The NKG2DLs MICA and MICB play an important role in the NK cell-mediated lysis of cancer cells [21]; therefore, we determined the effect of VPA on the expression of MICA and MICB mRNA in the human pancreatic cancer cell lines PANC-1, MIA PaCa-2, and BxPC-3. Real-time quantitative PCR analysis revealed that treatment with 1 mM VPA for 24 hours upregulated MICA and MICB mRNA expression significantly in PANC-1, MIA PaCa-2, and BxPC-3 cells (Figure 2A). We also examined the surface expression of MICA and MICB in pancreatic cancer cells treated with or without 1 mM VPA for 24 h. Flow cytometric analysis demonstrated that VPA significantly increased the expression of MICA and MICB on the cell-surface of PANC-1, MIA PaCa-2, and BxPC-3 cells (Figure 2B).

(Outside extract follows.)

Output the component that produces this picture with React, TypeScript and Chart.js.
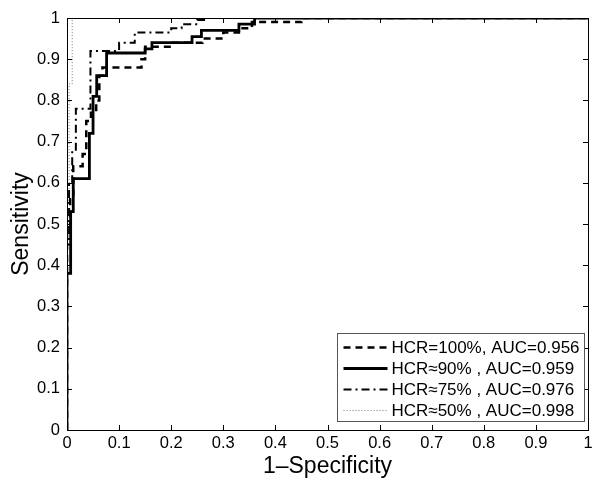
import { useEffect, useRef } from 'react';
import { Chart, registerables } from 'chart.js';

Chart.register(...registerables);

const FONT = '"Liberation Sans", Arial, Helvetica, sans-serif';

const xTickLabels = ['0', '0.1', '0.2', '0.3', '0.4', '0.5', '0.6', '0.7', '0.8', '0.9', '1'];
const yTickLabels = ['0', '0.1', '0.2', '0.3', '0.4', '0.5', '0.6', '0.7', '0.8', '0.9', '1'];

const xTitle = '1\u2013Specificity';
const yTitle = 'Sensitivity';

const seriesLabels = [
  'HCR=100%, AUC=0.956',
  'HCR\u224890% , AUC=0.959',
  'HCR\u224875% , AUC=0.976',
  'HCR\u224850% , AUC=0.998',
];

// HCR=100% (dashed)
const fpr100 = [0, 0, 0.006, 0.006, 0.012, 0.012, 0.03, 0.03, 0.037, 0.037, 0.046, 0.046, 0.056, 0.056, 0.062, 0.062, 0.068, 0.068, 0.143, 0.143, 0.15, 0.15, 0.2, 0.2, 0.26, 0.26, 0.3, 0.3, 0.33, 0.33, 0.355, 0.355, 0.45, 0.45, 1];
const tpr100 = [0, 0.48, 0.48, 0.56, 0.56, 0.64, 0.64, 0.67, 0.67, 0.75, 0.75, 0.77, 0.77, 0.8, 0.8, 0.86, 0.86, 0.88, 0.88, 0.9, 0.9, 0.93, 0.93, 0.94, 0.94, 0.95, 0.95, 0.965, 0.965, 0.975, 0.975, 0.99, 0.99, 1, 1];

// HCR≈90% (solid)
const fpr90 = [0, 0, 0.007, 0.007, 0.012, 0.012, 0.043, 0.043, 0.05, 0.05, 0.057, 0.057, 0.076, 0.076, 0.15, 0.15, 0.163, 0.163, 0.24, 0.24, 0.258, 0.258, 0.33, 0.33, 0.36, 0.36, 1];
const tpr90 = [0, 0.38, 0.38, 0.53, 0.53, 0.61, 0.61, 0.72, 0.72, 0.81, 0.81, 0.86, 0.86, 0.915, 0.915, 0.925, 0.925, 0.94, 0.94, 0.955, 0.955, 0.97, 0.97, 0.985, 0.985, 1, 1];

// HCR≈75% (dash-dot)
const fpr75 = [0, 0, 0.004, 0.004, 0.01, 0.01, 0.017, 0.017, 0.045, 0.045, 0.1, 0.1, 0.13, 0.13, 0.2, 0.2, 0.22, 0.22, 0.25, 0.25, 0.27, 0.27, 1];
const tpr75 = [0, 0.45, 0.45, 0.6, 0.6, 0.68, 0.68, 0.78, 0.78, 0.92, 0.92, 0.94, 0.94, 0.965, 0.965, 0.975, 0.975, 0.985, 0.985, 0.995, 0.995, 1, 1];

// HCR≈50% (dotted)
const fpr50 = [0, 0, 0.004, 0.004, 0.01, 0.01, 1];
const tpr50 = [0, 0.55, 0.55, 0.84, 0.84, 1, 1];

const toPoints = (xs: number[], ys: number[]) => xs.map((x, i) => ({ x, y: ys[i] }));

const frameAndLegend = {
  id: 'frameAndLegend',
  afterDatasetsDraw(chart: any) {
    const { ctx, chartArea, scales } = chart;
    const { left, right, top, bottom } = chartArea;
    ctx.save();
    // frame
    ctx.strokeStyle = '#000';
    ctx.lineWidth = 1;
    ctx.setLineDash([]);
    ctx.strokeRect(Math.round(left) + 0.5, Math.round(top) + 0.5, Math.round(right - left), Math.round(bottom - top));
    // inward ticks
    const tl = 5;
    ctx.beginPath();
    xTickLabels.forEach((_, i) => {
      const x = Math.round(scales.x.getPixelForValue(i / 10)) + 0.5;
      ctx.moveTo(x, bottom); ctx.lineTo(x, bottom - tl);
      ctx.moveTo(x, top); ctx.lineTo(x, top + tl);
    });
    yTickLabels.forEach((_, i) => {
      const y = Math.round(scales.y.getPixelForValue(i / 10)) + 0.5;
      ctx.moveTo(left, y); ctx.lineTo(left + tl, y);
      ctx.moveTo(right, y); ctx.lineTo(right - tl, y);
    });
    ctx.stroke();

    // legend
    const bw = 247, bh = 88;
    const bx = Math.round(right - 4 - bw) + 0.5;
    const by = Math.round(bottom - 9 - bh) + 0.5;
    ctx.fillStyle = '#fff';
    ctx.fillRect(bx, by, bw, bh);
    ctx.strokeStyle = '#555';
    ctx.lineWidth = 1;
    ctx.strokeRect(bx, by, bw, bh);
    ctx.font = `17px ${FONT}`;
    ctx.textBaseline = 'middle';
    ctx.textAlign = 'left';
    chart.data.datasets.forEach((ds: any, i: number) => {
      const cy = by + 14 + i * 21;
      ctx.save();
      ctx.strokeStyle = ds.borderColor;
      ctx.lineWidth = ds.borderWidth;
      ctx.setLineDash(ds.borderDash || []);
      ctx.beginPath();
      ctx.moveTo(bx + 6, cy);
      ctx.lineTo(bx + 50, cy);
      ctx.stroke();
      ctx.restore();
      ctx.fillStyle = '#000';
      ctx.fillText(ds.label, bx + 54, cy + 1);
    });
    ctx.restore();
  },
};

export default function App() {
  const canvasRef = useRef<HTMLCanvasElement | null>(null);

  useEffect(() => {
    if (!canvasRef.current) return;
    const chart = new Chart(canvasRef.current, {
      type: 'line',
      data: {
        datasets: [
          {
            label: seriesLabels[0],
            data: toPoints(fpr100, tpr100),
            borderColor: '#000',
            borderWidth: 2.5,
            borderDash: [7, 5],
            pointRadius: 0,
            fill: false,
          },
          {
            label: seriesLabels[1],
            data: toPoints(fpr90, tpr90),
            borderColor: '#000',
            borderWidth: 2.8,
            borderDash: [],
            pointRadius: 0,
            fill: false,
          },
          {
            label: seriesLabels[2],
            data: toPoints(fpr75, tpr75),
            borderColor: '#000',
            borderWidth: 2,
            borderDash: [8, 4, 2, 4],
            pointRadius: 0,
            fill: false,
          },
          {
            label: seriesLabels[3],
            data: toPoints(fpr50, tpr50),
            borderColor: '#777',
            borderWidth: 1,
            borderDash: [1, 2],
            pointRadius: 0,
            fill: false,
          },
        ],
      },
      options: {
        animation: false,
        responsive: false,
        maintainAspectRatio: false,
        devicePixelRatio: 1,
        layout: { padding: { top: 18, right: 16, left: 0, bottom: 0 } },
        plugins: {
          legend: { display: false },
          title: { display: false },
          tooltip: { enabled: false },
        },
        elements: { line: { tension: 0, borderCapStyle: 'butt', borderJoinStyle: 'miter' } },
        scales: {
          x: {
            type: 'linear',
            min: 0,
            max: 1,
            grid: { display: false, drawTicks: false },
            border: { display: false },
            ticks: {
              stepSize: 0.1,
              color: '#000',
              padding: 4,
              maxRotation: 0,
              font: { family: FONT, size: 16.5 },
              callback: (_v: any, i: number) => xTickLabels[i],
            },
            title: {
              display: true,
              text: xTitle,
              color: '#000',
              font: { family: FONT, size: 23 },
              padding: { top: 0, bottom: 11 },
            },
            afterFit: (s: any) => { s.height = 61; },
          },
          y: {
            type: 'linear',
            min: 0,
            max: 1,
            grid: { display: false, drawTicks: false },
            border: { display: false },
            ticks: {
              stepSize: 0.1,
              color: '#000',
              padding: 7,
              font: { family: FONT, size: 16.5 },
              callback: (_v: any, i: number) => yTickLabels[i],
            },
            title: {
              display: true,
              text: yTitle,
              color: '#000',
              font: { family: FONT, size: 23 },
              padding: { top: 8, bottom: 0 },
            },
            afterFit: (s: any) => { s.width = 67; },
          },
        },
      },
      plugins: [frameAndLegend],
    });
    return () => chart.destroy();
  }, []);

  return (
    <div style={{ position: 'absolute', left: 0, top: 0, width: 604, height: 491, background: '#fff' }}>
      <canvas ref={canvasRef} width={604} height={491} style={{ display: 'block', width: 604, height: 491 }} />
    </div>
  );
}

Expression of MICA and MICB are associated with a variety of signaling pathways, including the HER2/HER3, ATM/ATR, PI3K/Akt, and Erk pathways, in different cells [17, 22‐24]. To explore the mechanism by which VPA upregulates MICA and MICB in pancreatic cancer cells, we examined the expression and activation of components of the HER2/HER3, ATM/ATR, and PI3K/Akt pathways. Real-time quantitative PCR analysis revealed that VPA upregulated HER3 and PI3KCA, and downregulated HER2 in PANC-1, MIA Paca-2, and BxPC-3 cells. Additionally, VPA downregulated ATM and ATR in PANC-1 cells, but had no significant effect on ATM and ATR in MIA PaCa-2 and BxPC-3 cells (Figure 3A). Western blotting analysis revealed that incubation with 1 mM VPA for 24 h led to a significant increase in the expression and phosphorylation of HER3 protein (Figure 3B), as well as the phosporylated Akt in all three pancreatic cancer cell lines (Figure 3C), but not the phosphorylated Erk (Additional file 3: Figure S2).

To determine whether the VPA-induced upregulation of MICA and MICB was related to activation of the HER2/HER3, PI3K/Akt, or ATM/ATR signaling pathways, PANC-1, BxPC-3, and MIA-Paca-2 cells were exposed to 1 mM VPA for 24 h in the presence or absence of 1 μM of the HER2/HER3 inhibitor lapatinib, 10 μM of the PI3K inhibitor LY294002, or 1 mM of the ATM/ATR inhibitor caffeine. Real-time quantitative RT-PCR and flow cytometric analysis demonstrated that the ability of VPA to upregulate the expression of MICA and MICB was significantly suppressed by lapatinib and LY294002, but not caffeine (Figure 4A-C). Next, we silenced PI3KCA using a siRNA in PANC-1 and BxPC-3 cells. Western blot analysis confirmed that the expression of PI3KCA was significantly reduced in PANC-1 and BxPC-3 cells 48 h after transfection of the siRNA (Figure 4D). Real-time quantitative RT-PCR and flow cytometric analysis demonstrated that the ability of VPA to upregulate the expression of MICA and MICB was significantly suppressed by transfection with PI3KCA siRNA (Figure 4E, F). Additionally, the ability of 1 mM VPA to increase the NK cell-mediated lysis of pancreatic cancer cells was significantly attenuated by knockdown of PI3KCA (Figure 4G). Although the role of PI3KCA siRNA on the expression of MICA and MICB protein was not totally compatible with its role on the NK cell-mediated lysis, the trend suggested that PI3K/Akt pathway played an important role in VPA-induced upregulation of MICA and MICB in pancreatic cancer cells.

Results showed that treatment with VPA significantly enhanced the ability of NK-92 cells on inhibiting the growth of pancreatic cancer xenograft tumors; however, the anti-tumor effect of VPA was partly attenuated by treating the mice with the PI3K inhibitor LY294002 (Figure 5A, B). Furthermore, immunohistochemical analysis revealed that VPA significantly upregulated the expression of MICA and MICB in the tumor xenografts compared to the control group and NK-92 group, while administration of LY294002 significantly attenuated the ability of VPA on upregulation of MICA and MICB expression in the tumor xenografts (Figure 5C).